Benchtop Mesoscopic Heat Pump Demonstration

Michele Friedrich

Project Description

This project's research is focused on assembly, demonstration and performance characterization of a complete mesoscopic heat-actuated heat pump. This project will demonstrate our ability to integrate microtechnology-based components into complete systems. The first system to be demonstrated is a single-effect lithium bromide-water (LiBr) absorption cycle heat pump.

Heat and mass transfer are immensely improved in microstructures. Since heat-actuated heat pumps rely primarily on heat and mass transfer to provide "vapor compression" instead of mechanical work, they are an attractive option for energy system miniaturization.

Previously, researchers at PNNL have successfully demonstrated all of the microtechnology-based components of a mesoscopic absorption cycle heat pump except for the miniature liquid pump. Microtechnology-based evaporators and condensers were shown to have heat transfer coefficients that exceed 3.0 W/cm²-K. In addition, a range of conceptual designs of the microchannel absorber and desorber have been tested.

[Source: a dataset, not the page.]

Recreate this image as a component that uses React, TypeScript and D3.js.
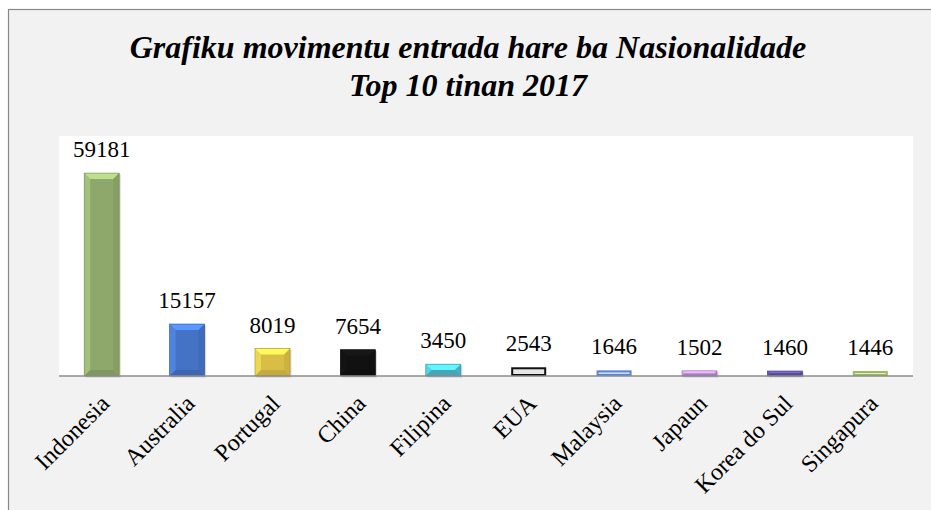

The results confirm analysis prediction of high absorption rates due to microstructure mass transfer enhancement. Using ammonia absorption in water, we have demonstrated the ability to absorb ammonia at a rate that generates 10 W/cm² of heating. We believe that we can ultimately reach a heat generation rate of 30 W/cm². And using desorption of water from lithium bromide, we have demonstrated a heat transfer rate of 0.1 W/cm²-K. We believe we can achieve 1 W/cm²-K with the right contactor.

Technical Accomplishments

FY 1998 mesoscopic heat-actuated heat pump demonstration focused on two activities:

Design, Assembly, and Commission of the Evaporator/Absorber Test Apparatus - The low pressure side of the heat pump, which consists of the evaporator and absorber, had to be tested independently from the heat pump in order to minimize test variables. A test loop was designed and a test matrix developed for the absorber and evaporator pair. The test loop was commissioned and the evaporator/absorber pair were tested and characterized.
Measuring the pressure of a liquid in a vacuum was a difficult thing to do. We had to measure the vapor pressure in the tanks then use differential pressure (dP) sensors to measure the difference between the tank pressure and the process pressure. It was important to measure very small pressure differences (1 torr), so accuracy was critical. A method to measure pressure accurately was developed.

Commissioning of The Heat Pump Test Loop - The heat pump test loop had to be redesigned from last year to accommodate separation of the high and low pressure sides of the system. The high pressure side of the system was designed with 3-way valves at the exits to either send the fluids to tanks or to the low pressure side of the system. This enabled the high pressure side of the system to be tested independently from the low pressure side. When the conditions of the fluid leaving the high pressure side meet the requirements of the low pressure side, the valves are switched to make the entire heat pump system operational.

Results of the FY 1998 LDRD mesoscopic heat pump project:

1) The absorber absorbed up to .022 kg/s-m² which is approximately 17 times better than a smooth tube with a falling film. The heat transfer coefficient was 6700 W/m²-K.

2) The evaporator obtained a heat transfer coefficient of 2400 W/m²-K. This is lower than previous evaporator tests, so we investigated the reason. We found that because the refrigerant (water) entering the evaporator was subcooled (not the normal operating condition) that a good portion of the evaporator was doing single-phase heat transfer which has a lower heat transfer rate. Further tests of the evaporator with saturated refrigerant entering the evaporator were conducted and the data is being analyzed.

3) The evaporator had to be operated at a higher pressure than anticipated because of the pressure drop of the water vapor through the contactor plate in the absorber.

4) The method of measuring process pressure was developed. Capacitance manometers were used to obtain the tank pressure and very accurate differential pressure sensors were used to obtain the process pressure.

6) Desorber and absorber start-up operation procedures were developed to minimize pressure drop across contactor which avoids liquid break-through contactor.

Future work will focus on the completion of the heat pump demonstration and performance characterization including operation at different cooling loads, with transient loads and for long periods of time.

Publications

Drost, M.K. and M. Friedrich, 1998. "A Microtechnology-Based Chemical Heat Pump for Portable and Distributed Space Conditioning Applications", Proceedings of the Process Miniaturization: 2nd International Conference on Microreaction Technology, New Orleans, Louisiana. pp. 318-322, March.

Drost, M.K. and M. Friedrich, 1998. "A Miniature Heat-Actuated Air Conditioner For Distributed Space Conditioning Applications", Proceedings of the 1998 Oil Heat Technology Conference, Brookhaven National Laboratory, Upton, New York. pp. 15-20, April.